DIRECTIONS FOR THIS TASK >>
Count how many lines of the material contain the string "matplotlib", then give that number and nothing more.
────────────────────────────────────────
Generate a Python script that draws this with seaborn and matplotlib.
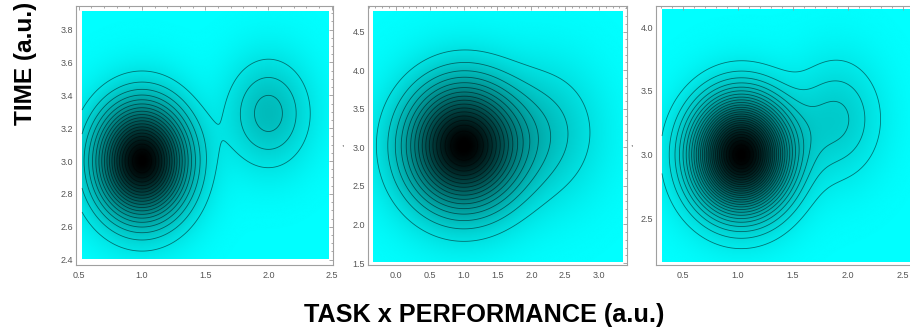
import numpy as np
import matplotlib
matplotlib.use("Agg")
import matplotlib.pyplot as plt
import seaborn as sns
from matplotlib.ticker import MultipleLocator, FormatStrFormatter
from matplotlib.colors import PowerNorm

sns.set_style("white")
plt.rcParams['font.family'] = ['Liberation Sans', 'DejaVu Sans']

# gaussian components: centre x/y, spread x/y, height
p1_cx = [1.0, 2.0]
p1_cy = [3.0, 3.29]
p1_sx = [0.235, 0.21]
p1_sy = [0.224, 0.21]
p1_h = [1.0, 0.172]
p1_nlev = 20

p2_cx = [1.0, 2.25]
p2_cy = [3.02, 3.2]
p2_sx = [0.54, 0.5]
p2_sy = [0.52, 0.55]
p2_h = [1.0, 0.12]
p2_nlev = 17

p3_cx = [1.03, 1.9]
p3_cy = [3.0, 3.28]
p3_sx = [0.285, 0.26]
p3_sy = [0.285, 0.3]
p3_h = [1.0, 0.115]
p3_nlev = 28

# (frame px left, right, top, bottom), xlim, ylim, image extent, tick steps
panels = [
    dict(cx=p1_cx, cy=p1_cy, sx=p1_sx, sy=p1_sy, h=p1_h, nlev=p1_nlev,
         box=(75.7, 332.5, 5.5, 265), xlim=(0.476, 2.506), ylim=(2.367, 3.947),
         ext=(0.526, 2.473, 2.401, 3.909), xt=(0.5, 0.1), yt=(0.2, 0.05)),
    dict(cx=p2_cx, cy=p2_cy, sx=p2_sx, sy=p2_sy, h=p2_h, nlev=p2_nlev,
         box=(368, 627, 5.5, 265), xlim=(-0.409, 3.411), ylim=(1.475, 4.837),
         ext=(-0.33, 3.353, 1.518, 4.769), xt=(0.5, 0.1), yt=(0.5, 0.1)),
    dict(cx=p3_cx, cy=p3_cy, sx=p3_sx, sy=p3_sy, h=p3_h, nlev=p3_nlev,
         box=(655.7, 916, 5.5, 265), xlim=(0.252, 2.62), ylim=(2.136, 4.169),
         ext=(0.309, 2.6, 2.161, 4.139), xt=(0.5, 0.1), yt=(0.5, 0.1)),
]

W, H = 910, 335
fig = plt.figure(figsize=(W / 100, H / 100), dpi=100)
cmap = sns.blend_palette(["#00ffff", "#000000"], as_cmap=True)

for p in panels:
    l, r, t, b = p['box']
    ax = fig.add_axes([l / W, 1 - b / H, (r - l) / W, (b - t) / H])
    x0, x1, y0, y1 = p['ext']
    xs = np.linspace(x0, x1, 400)
    ys = np.linspace(y0, y1, 400)
    X, Y = np.meshgrid(xs, ys)
    Z = np.zeros_like(X)
    for cx, cy, sx, sy, h in zip(p['cx'], p['cy'], p['sx'], p['sy'], p['h']):
        Z += h * np.exp(-((X - cx) ** 2 / (2 * sx ** 2) + (Y - cy) ** 2 / (2 * sy ** 2)))
    ax.imshow(Z, extent=p['ext'], origin='lower', cmap=cmap,
              norm=PowerNorm(gamma=0.75, vmin=0, vmax=1),
              aspect='auto', interpolation='bilinear')
    levels = np.arange(1, p['nlev']) / p['nlev']
    ax.contour(X, Y, Z, levels=levels, colors='black', linewidths=0.6, alpha=0.5)
    ax.set_xlim(p['xlim'])
    ax.set_ylim(p['ylim'])
    ax.xaxis.set_major_locator(MultipleLocator(p['xt'][0]))
    ax.xaxis.set_minor_locator(MultipleLocator(p['xt'][1]))
    ax.yaxis.set_major_locator(MultipleLocator(p['yt'][0]))
    ax.yaxis.set_minor_locator(MultipleLocator(p['yt'][1]))
    ax.xaxis.set_major_formatter(FormatStrFormatter('%.1f'))
    ax.yaxis.set_major_formatter(FormatStrFormatter('%.1f'))
    ax.tick_params(which='both', direction='in', top=True, right=True,
                   color='#9a9a9a', width=0.6, labelsize=6.5, labelcolor='#555555')
    ax.tick_params(which='major', length=3.2)
    ax.tick_params(which='minor', length=1.6)
    ax.tick_params(axis='x', pad=4)
    ax.tick_params(axis='y', pad=2)
    for s in ax.spines.values():
        s.set_color('#a0a0a0')
        s.set_linewidth(0.8)
    ax.set_facecolor('white')

fig.text(31.7 / W, 1 - 63.5 / H, 'TIME (a.u.)', rotation=90, rotation_mode='anchor',
         ha='center', va='baseline', fontsize=17.6, fontweight='bold', color='black')
fig.text(484.5 / W, 1 - 321.7 / H, 'TASK x PERFORMANCE (a.u.)',
         ha='center', va='baseline', fontsize=18.2, fontweight='bold', color='black')
fig.text(342 / W, 1 - 145 / H, ',', ha='center', va='center', fontsize=6, color='#333333')
fig.text(631 / W, 1 - 145 / H, ',', ha='center', va='center', fontsize=6, color='#333333')

fig.savefig('out.png', dpi=100)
────────────────────────────────────────
EXERCISE ANSWER >>
6